Skoro jesteśmy przy pracy – domyślam się, że nie pracuje Pani od 9:00 do 17:00?
Zdecydowanie nie, ja jestem pod telefonem cały czas, bo zdarzają się różne sytuacje. Odbieram go zawsze, bez względu na to, czy jest od rodziny, w której aktualnie jest nasz opiekun, czy od nowych klientów, którzy pilnie potrzebują wsparcia. W kryzysowych sytuacjach, gdy komuś bardzo zależy na czasie, jestem w pracy w sobotę, bo na przykład seniorka wyszła ze szpitala w piątek, a już od poniedziałku potrzebna jest opieka. Ważne jest dla mnie to, żeby ci ludzie, którzy często niespodziewanie znajdują się w nowej i bardzo trudnej dla nich sytuacji, nie zostawali sami. By czuli, że mają wsparcie.
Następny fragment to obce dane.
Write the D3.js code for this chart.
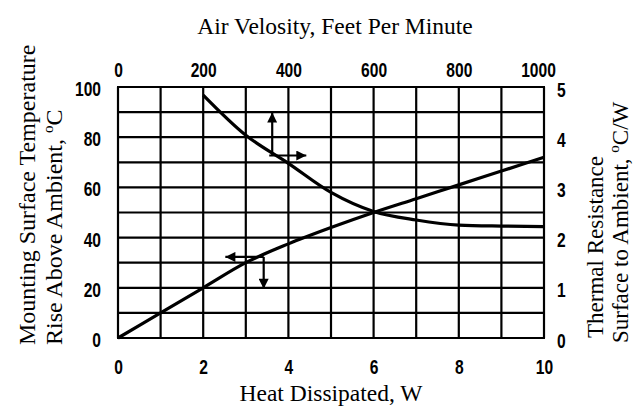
<!DOCTYPE html>
<html>
<head>
<meta charset="utf-8">
<script src="https://cdn.jsdelivr.net/npm/d3@7"></script>
<style>
  html, body { margin: 0; padding: 0; background: #fff; }
  svg { display: block; }
  .tick text { font-family: "Liberation Sans", Arial, sans-serif; font-weight: bold; font-size: 20px; fill: #000; }
  .lbl { font-family: "Liberation Serif", "DejaVu Serif", serif; fill: #000; }
</style>
</head>
<body>
<svg id="chart" width="640" height="406"></svg>
<script>
// ---- Data ----
const heatTicks = [0, 2, 4, 6, 8, 10];               // bottom axis, W
const velocityTicks = [0, 200, 400, 600, 800, 1000];  // top axis, ft/min
const tempTicks = [0, 20, 40, 60, 80, 100];           // left axis, °C
const resistTicks = [0, 1, 2, 3, 4, 5];               // right axis, °C/W

// Mounting surface temperature rise vs heat dissipated
const heatW = [0, 1, 2, 3, 4, 5, 6, 7, 8, 9, 10];
const tempRise = [0, 10, 20, 30, 37.5, 44, 50, 55.5, 61, 66.5, 72];

// Thermal resistance vs air velocity
const velocity = [200, 300, 400, 500, 600, 700, 800, 900, 1000];
const resistance = [4.84, 4.04, 3.48, 2.9, 2.52, 2.35, 2.25, 2.23, 2.22];

// Arrow annotations (in heat W / temperature °C units)
const arrowsUpper = [
  { from: [3.62, 72.7], to: [3.62, 89.8] },
  { from: [3.55, 72.7], to: [4.42, 72.7] }
];
const arrowsLower = [
  { from: [3.42, 32.3], to: [2.52, 32.3] },
  { from: [3.42, 32.3], to: [3.42, 19.6] }
];

// ---- Layout ----
const L = 118, R = 544, T = 87, B = 338;
const SX = 0.78; // condensed digits
const svg = d3.select("#chart");

const x = d3.scaleLinear().domain([0, 10]).range([L, R]);
const xTop = d3.scaleLinear().domain([0, 1000]).range([L, R]);
const yL = d3.scaleLinear().domain([0, 100]).range([B, T]);
const yR = d3.scaleLinear().domain([0, 5]).range([B, T]);

// Grid
const grid = svg.append("g").attr("stroke", "#000").attr("stroke-width", 2.2);
grid.selectAll("line.v").data(d3.range(0, 11)).join("line")
  .attr("x1", d => x(d)).attr("x2", d => x(d)).attr("y1", T).attr("y2", B);
grid.selectAll("line.h").data(d3.range(0, 101, 10)).join("line")
  .attr("y1", d => yL(d)).attr("y2", d => yL(d)).attr("x1", L - 1).attr("x2", R + 1);

// Axes
function clean(g) { g.select(".domain").remove(); g.selectAll(".tick line").remove(); }
function condense(g) {
  g.selectAll(".tick text").each(function () {
    const t = d3.select(this);
    const xx = +t.attr("x") || 0;
    t.attr("x", xx / SX).attr("transform", `scale(${SX},1)`);
  });
}
svg.append("g").attr("transform", `translate(0,${B})`)
  .call(d3.axisBottom(x).tickValues(heatTicks).tickSize(0).tickPadding(22).tickFormat(d3.format("d")))
  .call(clean).call(condense);
const topAx = svg.append("g").attr("transform", `translate(0,${T})`)
  .call(d3.axisTop(xTop).tickValues(velocityTicks).tickSize(0).tickPadding(10).tickFormat(d3.format("d")))
  .call(clean).call(condense);
topAx.selectAll(".tick text").filter(d => d === 1000).attr("dx", -6 / SX);
svg.append("g").attr("transform", `translate(${L},0)`)
  .call(d3.axisLeft(yL).tickValues(tempTicks).tickSize(0).tickPadding(17).tickFormat(d3.format("d")))
  .call(clean).call(condense)
  .selectAll("text").attr("dy", "0.42em");
svg.append("g").attr("transform", `translate(${R},0)`)
  .call(d3.axisRight(yR).tickValues(resistTicks).tickSize(0).tickPadding(13).tickFormat(d3.format("d")))
  .call(clean).call(condense)
  .selectAll("text").attr("dy", "0.45em");

// Curves
const lineTemp = d3.line().x(d => x(d[0])).y(d => yL(d[1])).curve(d3.curveMonotoneX);
const lineRes = d3.line().x(d => xTop(d[0])).y(d => yR(d[1])).curve(d3.curveMonotoneX);
svg.append("path").datum(heatW.map((h, i) => [h, tempRise[i]]))
  .attr("d", lineTemp).attr("fill", "none").attr("stroke", "#000").attr("stroke-width", 3.2);
svg.append("path").datum(velocity.map((v, i) => [v, resistance[i]]))
  .attr("d", lineRes).attr("fill", "none").attr("stroke", "#000").attr("stroke-width", 3.2);

// Arrows
svg.append("defs").append("marker")
  .attr("id", "ah").attr("viewBox", "0 0 10 10").attr("refX", 10).attr("refY", 5)
  .attr("markerWidth", 11).attr("markerHeight", 10).attr("markerUnits", "userSpaceOnUse")
  .attr("orient", "auto")
  .append("path").attr("d", "M0,0 L10,5 L0,10 Z").attr("fill", "#000");
svg.append("g").selectAll("line").data(arrowsUpper.concat(arrowsLower)).join("line")
  .attr("x1", d => x(d.from[0])).attr("y1", d => yL(d.from[1]))
  .attr("x2", d => x(d.to[0])).attr("y2", d => yL(d.to[1]))
  .attr("stroke", "#000").attr("stroke-width", 2.2).attr("marker-end", "url(#ah)");

// Titles
svg.append("text").attr("class", "lbl").attr("x", (L + R) / 2 + 4).attr("y", 34)
  .attr("text-anchor", "middle").attr("font-size", 23.5).text("Air Velosity, Feet Per Minute");
svg.append("text").attr("class", "lbl").attr("x", (L + R) / 2).attr("y", 401)
  .attr("text-anchor", "middle").attr("font-size", 23.5).text("Heat Dissipated, W");

// Left axis title
const lt = svg.append("text").attr("class", "lbl").attr("font-size", 24)
  .attr("transform", "translate(35,345) rotate(-90)");
lt.append("tspan").attr("x", 0).attr("y", 0).text("Mounting Surface Temperature");
const lt2 = svg.append("text").attr("class", "lbl").attr("font-size", 24)
  .attr("transform", "translate(62,345) rotate(-90)");
lt2.append("tspan").text("Rise Above Ambient, ");
lt2.append("tspan").attr("font-size", 15).attr("dy", -9).text("o");
lt2.append("tspan").attr("dy", 9).text("C");

// Right axis title
const rt = svg.append("text").attr("class", "lbl").attr("font-size", 23)
  .attr("transform", "translate(603,338) rotate(-90)");
rt.append("tspan").text("Thermal Resistance");
const rt2 = svg.append("text").attr("class", "lbl").attr("font-size", 23)
  .attr("transform", "translate(628,343) rotate(-90)");
rt2.append("tspan").text("Surface to Ambient, ");
rt2.append("tspan").attr("font-size", 15).attr("dy", -9).text("o");
rt2.append("tspan").attr("dy", 9).text("C/W");
</script>
</body>
</html>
Seniorzy są często marginalizowani i samotni…
Niestety zgadzam się. Oferujemy również usługę pomocy domowej i często korzystają z niej sprawni fizycznie seniorzy, którzy zostali sami – bo na przykład ich druga połówka po 50 latach wspólnego życia odeszła. To są bardzo smutne historie. W takich sytuacjach opiekun bardzo pomaga – nie tylko posprząta mieszkanie, przygotuje posiłki czy wyjdzie po zakupy, ale także porozmawia, wysłucha i dotrzyma towarzystwa – to bardzo poprawia komfort psychiczny seniorów. W życiu kieruję się zasadą, że każdy człowiek bez względu na wiek zasługuje na szczęście i uwagę, dlatego ogromnie cieszę się, że Agencja Opieka każdego dnia realizuje tę piękną misję.